Aus der Serie »Dorfgeschichten«
Ob sie Christiane oder Christine hieß, weiß ich gar nicht mehr. Bei uns Kindern hieß sie im breiten Dialekt unseres Dorfes einfach »Dande Krischdee«, sie war eine entfernte Verwandte, die nur drei Häuser von dem unseren entfernt wohnte. Sie hatte einen Fernseher, im Gegensatz zu uns, und ab und zu saßen meine Schwester und ich bei der Tante, um zu schauen, was sich in der schwarzweiß flimmernden Welt des Fernsehprogramms tat.
Das behielten wir auch bei, als wir langsam älter wurden. Ich fing schon früh an, mich als Jugendlicher für die Nachrichten zu interessieren. Und so kam es durchaus vor, dass meine Schwester und ich bei der Dande Krischdee saßen, um die »tagesschau« anzugucken.
An dem einen Abend im Jahr 1980 war eine andere alte Frau anwesend, eine Nachbarin von der anderen Straßenseite. Wir fanden sie ein wenig unheimlich, weil sie einen leichten Kropf hatte und sich deshalb eine seltsame Sprechweise angewöhnt hatte. Jedes Wort kam gequetscht aus dem Mund, und wenn sie sprach, schwabbelte der geschwollene Hals hin und her. Sie hatte sich in einem Sessel niedergelassen, trank ein Glas Likör und starrte auf den Fernseher.
Meine Schwester und ich saßen auf Stühlen, während Dande Krischdee ebenfalls einen Sessel eingenommen hatte. Durch die Fenster sahen wir hinaus ins Freie, ab und zu fuhr ein Auto auf der Dorfstraße vorbei.
Die Nachrichten flimmerten in Schwarzweiß vorbei. Es ging um die aktuelle Politik, um Politiker wie Schmidt und Brandt. Und dann kam Franz-Josef Strauß ins Bild, polternd und maulend wie so oft, mit einem Deutsch, das stark Bayerisch eingefärbt war.

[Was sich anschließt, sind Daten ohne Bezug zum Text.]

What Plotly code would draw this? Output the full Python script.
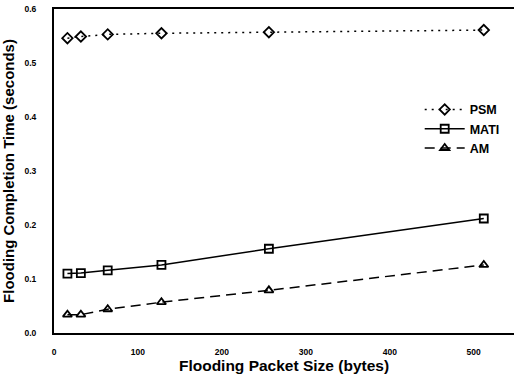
import plotly.graph_objects as go

packet_sizes = [16, 32, 64, 128, 256, 512]
psm = [0.546, 0.549, 0.553, 0.555, 0.557, 0.561]
mati = [0.110, 0.111, 0.116, 0.126, 0.156, 0.212]
am = [0.034, 0.034, 0.044, 0.057, 0.079, 0.126]

x_ticks = [0, 100, 200, 300, 400, 500]
y_ticks = [0.0, 0.1, 0.2, 0.3, 0.4, 0.5, 0.6]
y_tick_text = ["0.0", "0.1", "0.2", "0.3", "0.4", "0.5", "0.6"]

font_bold = "Liberation Sans"

fig = go.Figure()
fig.add_trace(go.Scatter(
    x=packet_sizes, y=psm, name="<b>PSM</b>", mode="lines+markers",
    line=dict(color="black", width=1.5, dash="2px,5px"),
    marker=dict(symbol="diamond-open", size=8, color="black", line=dict(width=1.8))))
fig.add_trace(go.Scatter(
    x=packet_sizes, y=mati, name="<b>MATI</b>", mode="lines+markers",
    line=dict(color="black", width=1.5),
    marker=dict(symbol="square-open", size=8, color="black", line=dict(width=1.8))))
fig.add_trace(go.Scatter(
    x=packet_sizes, y=am, name="<b>AM</b>", mode="lines+markers",
    line=dict(color="black", width=1.5, dash="10px,6px"),
    marker=dict(symbol="triangle-up-open", size=8, color="black", line=dict(width=1.8))))

fig.update_layout(
    width=514, height=383,
    margin=dict(l=54, r=0, t=9, b=50),
    paper_bgcolor="white", plot_bgcolor="white",
    font=dict(family=font_bold, color="black"),
    showlegend=True,
    legend=dict(x=0.795, y=0.735, xanchor="left", yanchor="top",
                bgcolor="rgba(0,0,0,0)", font=dict(size=12.5, family=font_bold),
                tracegroupgap=0, itemwidth=40),
    xaxis=dict(range=[0, 548], tickvals=x_ticks,
               ticktext=["<b>%d</b>" % v for v in x_ticks],
               tickfont=dict(size=8.5), showgrid=False, zeroline=False,
               showline=True, linecolor="black", linewidth=2, mirror=True,
               ticks="", ticklabelstandoff=10,
               title=dict(text="<b>Flooding Packet Size (bytes)</b>",
                          font=dict(size=15.5), standoff=1)),
    yaxis=dict(range=[0, 0.6], tickvals=y_ticks,
               ticktext=["<b>%s</b>" % t for t in y_tick_text],
               tickfont=dict(size=8.5), showgrid=False, zeroline=False,
               showline=True, linecolor="black", linewidth=2,
               ticks="", ticklabelstandoff=14,
               title=dict(text="<b>Flooding Completion Time (seconds)</b>",
                          font=dict(size=15), standoff=9)),
)

fig.write_html("out.html")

Und die Nachbarin beugte sich nach vorne, das Gesicht auf einmal verzückt. Mit einem strahlenden Lächeln und einer Stimme voller Andacht sagte sie: »Unser Führer.«
Wie es dann weiterging, weiß ich nicht mehr. Aber diesen Gesichtsausdruck und diese Wörter – die sollte ich in den nächsten Jahrzehnten nicht mehr vergessen.